*Exercise prompt*
Print the lines that start the entries and continue through the one holding "(81.7,685) rectangle (102.7,735);", please, exactly and with the pictures omitted.

*Dataset entries*
--------------------------------

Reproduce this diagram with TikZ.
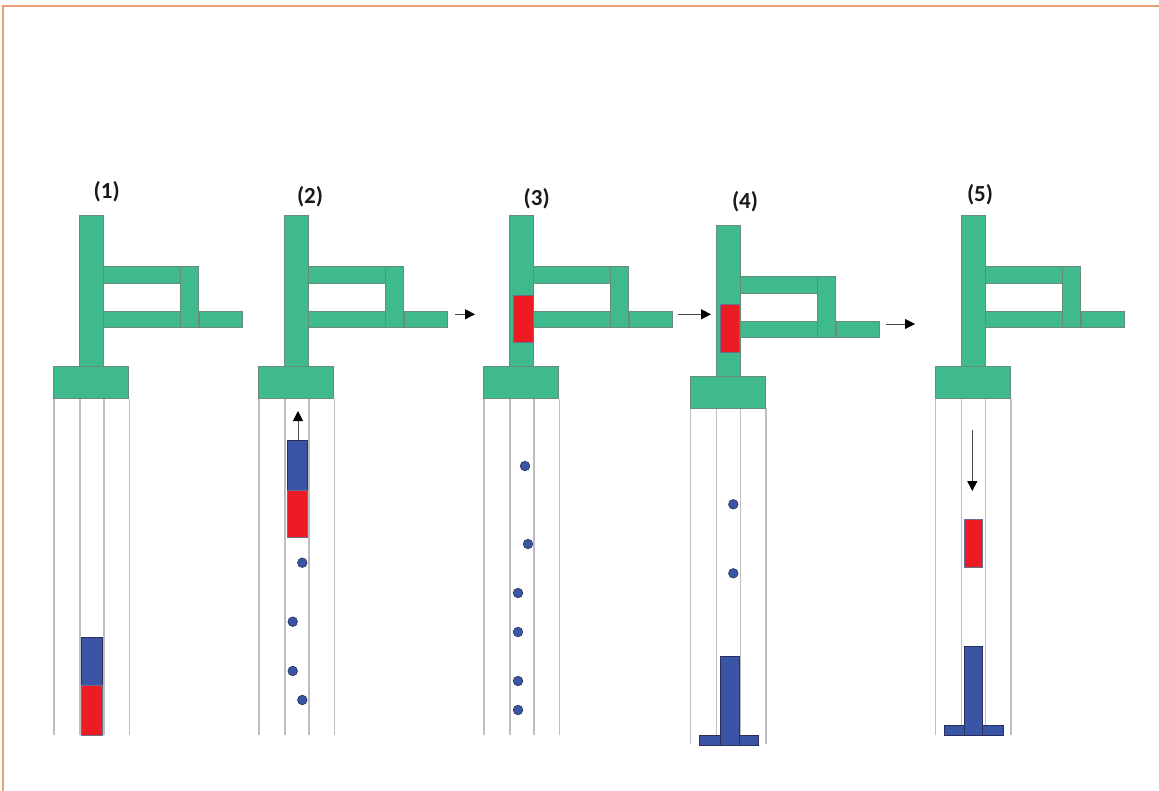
\documentclass[tikz,border=0pt]{standalone}
\usepackage{fontspec}
\setmainfont{Carlito}
\usetikzlibrary{arrows.meta}
\definecolor{armgreen}{RGB}{62,186,141}
\definecolor{armedge}{RGB}{105,140,122}
\definecolor{plugred}{RGB}{237,28,36}
\definecolor{rodblue}{RGB}{58,85,165}
\definecolor{rodedge}{RGB}{40,48,90}
\definecolor{tubegray}{RGB}{190,190,190}
\definecolor{frameorange}{RGB}{232,160,118}
\tikzset{
  part/.style={fill=armgreen,draw=armedge,line width=0.7pt},
  tube/.style={draw=tubegray,line width=1.4pt},
  plug/.style={fill=plugred,draw=rodedge!70,line width=0.7pt},
  rod/.style={fill=rodblue,draw=rodedge,line width=0.8pt},
  dot/.style={fill=rodblue,draw=rodedge,line width=0.6pt},
  move/.style={draw=black!70,line width=0.9pt,-{Triangle[length=10pt,width=10pt,color=black]}},
  tag/.style={font=\fontsize{23}{26}\selectfont\bfseries,text=black!90,inner sep=0pt},
  % one robot arm with its base and the tube below it; origin = top-left of the column
  arm/.pic={
    \draw[tube] (-25.5,183) -- (-25.5,519) (0.5,183) -- (0.5,519)
                (24.5,183) -- (24.5,519) (50,183) -- (50,519);
    \path[part] (0,0) rectangle (24,151);
    \path[part] (24,51) rectangle (101,68);
    \path[part] (24,96) rectangle (101,112);
    \path[part] (101,51) rectangle (119,112);
    \path[part] (120,96) rectangle (163,112);
    \path[part] (-26,151) rectangle (49,183);
  }
}
\begin{document}
\begin{tikzpicture}[x=1pt,y=-1pt]
\useasboundingbox (0,0) rectangle (1159,791);
\fill[white] (0,0) rectangle (1159,791);
% page frame
\draw[frameorange,line width=2pt] (3,791) -- (3,6) -- (1159,6);

% the five stages
\pic at (79.3,215.7) {arm};
\pic at (284.3,215.7) {arm};
\pic at (509.3,215.7) {arm};
\pic at (716,225) {arm};
\pic at (961,215.7) {arm};

% stage labels
\node[tag] (t1) at (106.7,192) {(1)};
\node[tag] (t2) at (310,196.7) {(2)};
\node[tag] (t3) at (536.7,198.3) {(3)};
\node[tag] (t4) at (745,201.7) {(4)};
\node[tag] (t5) at (980,195) {(5)};

% stage 1: rod and plug at the bottom of the tube
\path[rod] (81.7,637.3) rectangle (102.7,685);
\path[plug] (81.7,685) rectangle (102.7,735);

% stage 2: rod and plug rising, particles left behind
\path[rod] (287.7,440) rectangle (307.7,490);
\path[plug] (287.7,490) rectangle (307.7,537.7);
\foreach \x/\y in {302.3/562.7, 292.7/621.7, 292.7/671, 302.3/700}
  \path[dot] (\x,\y) circle (4.8);
\coordinate (up2a) at (298,440);
\coordinate (up2b) at (298,411);
\draw[move] (up2a) -- (up2b);

% stage 3: plug held in the column, particles in the tube
\path[plug] (513.3,295) rectangle (533.5,342.7);
\foreach \x/\y in {525/466, 528/544, 518/593, 518/632, 518/681, 518/710}
  \path[dot] (\x,\y) circle (4.8);

% stage 4: plug held, rod with foot in the tube
\path[plug] (720,304) rectangle (739.5,352.7);
\foreach \x/\y in {733.3/504.3, 733.3/573.3}
  \path[dot] (\x,\y) circle (4.8);
\path[rod] (699.3,735) rectangle (758.3,745);
\path[rod] (720,656) rectangle (739,745);

% stage 5: plug released down the tube
\path[plug] (964,519) rectangle (982.7,567.7);
\path[rod] (944.3,725) rectangle (1003.3,735);
\path[rod] (964,646.7) rectangle (982.7,735);
\coordinate (dn5a) at (972.3,430);
\coordinate (dn5b) at (972.3,491);
\draw[move] (dn5a) -- (dn5b);

% transitions between stages
\coordinate (s2) at (455,314.3);
\coordinate (s3) at (475,314.3);
\draw[move] (s2) -- (s3);
\coordinate (s3b) at (678,314.3);
\coordinate (s4) at (711,314.3);
\draw[move] (s3b) -- (s4);
\coordinate (s4b) at (886,324);
\coordinate (s5) at (915,324);
\draw[move] (s4b) -- (s5);
\end{tikzpicture}
\end{document}
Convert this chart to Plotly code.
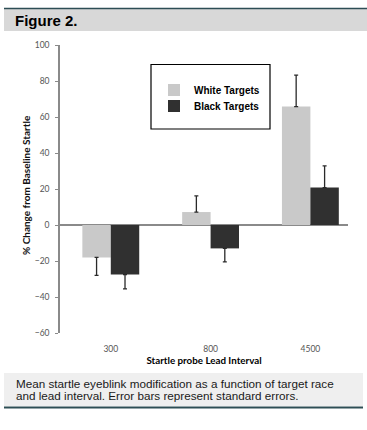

--------------------------------

*Solved problem*
Reproduce this diagram with TikZ.
\documentclass[tikz,border=0pt]{standalone}
\usepackage{fontspec}
\setmainfont{Carlito}
\usetikzlibrary{arrows.meta}
\definecolor{armgreen}{RGB}{62,186,141}
\definecolor{armedge}{RGB}{105,140,122}
\definecolor{plugred}{RGB}{237,28,36}
\definecolor{rodblue}{RGB}{58,85,165}
\definecolor{rodedge}{RGB}{40,48,90}
\definecolor{tubegray}{RGB}{190,190,190}
\definecolor{frameorange}{RGB}{232,160,118}
\tikzset{
  part/.style={fill=armgreen,draw=armedge,line width=0.7pt},
  tube/.style={draw=tubegray,line width=1.4pt},
  plug/.style={fill=plugred,draw=rodedge!70,line width=0.7pt},
  rod/.style={fill=rodblue,draw=rodedge,line width=0.8pt},
  dot/.style={fill=rodblue,draw=rodedge,line width=0.6pt},
  move/.style={draw=black!70,line width=0.9pt,-{Triangle[length=10pt,width=10pt,color=black]}},
  tag/.style={font=\fontsize{23}{26}\selectfont\bfseries,text=black!90,inner sep=0pt},
  % one robot arm with its base and the tube below it; origin = top-left of the column
  arm/.pic={
    \draw[tube] (-25.5,183) -- (-25.5,519) (0.5,183) -- (0.5,519)
                (24.5,183) -- (24.5,519) (50,183) -- (50,519);
    \path[part] (0,0) rectangle (24,151);
    \path[part] (24,51) rectangle (101,68);
    \path[part] (24,96) rectangle (101,112);
    \path[part] (101,51) rectangle (119,112);
    \path[part] (120,96) rectangle (163,112);
    \path[part] (-26,151) rectangle (49,183);
  }
}
\begin{document}
\begin{tikzpicture}[x=1pt,y=-1pt]
\useasboundingbox (0,0) rectangle (1159,791);
\fill[white] (0,0) rectangle (1159,791);
% page frame
\draw[frameorange,line width=2pt] (3,791) -- (3,6) -- (1159,6);

% the five stages
\pic at (79.3,215.7) {arm};
\pic at (284.3,215.7) {arm};
\pic at (509.3,215.7) {arm};
\pic at (716,225) {arm};
\pic at (961,215.7) {arm};

% stage labels
\node[tag] (t1) at (106.7,192) {(1)};
\node[tag] (t2) at (310,196.7) {(2)};
\node[tag] (t3) at (536.7,198.3) {(3)};
\node[tag] (t4) at (745,201.7) {(4)};
\node[tag] (t5) at (980,195) {(5)};

% stage 1: rod and plug at the bottom of the tube
\path[rod] (81.7,637.3) rectangle (102.7,685);
\path[plug] (81.7,685) rectangle (102.7,735);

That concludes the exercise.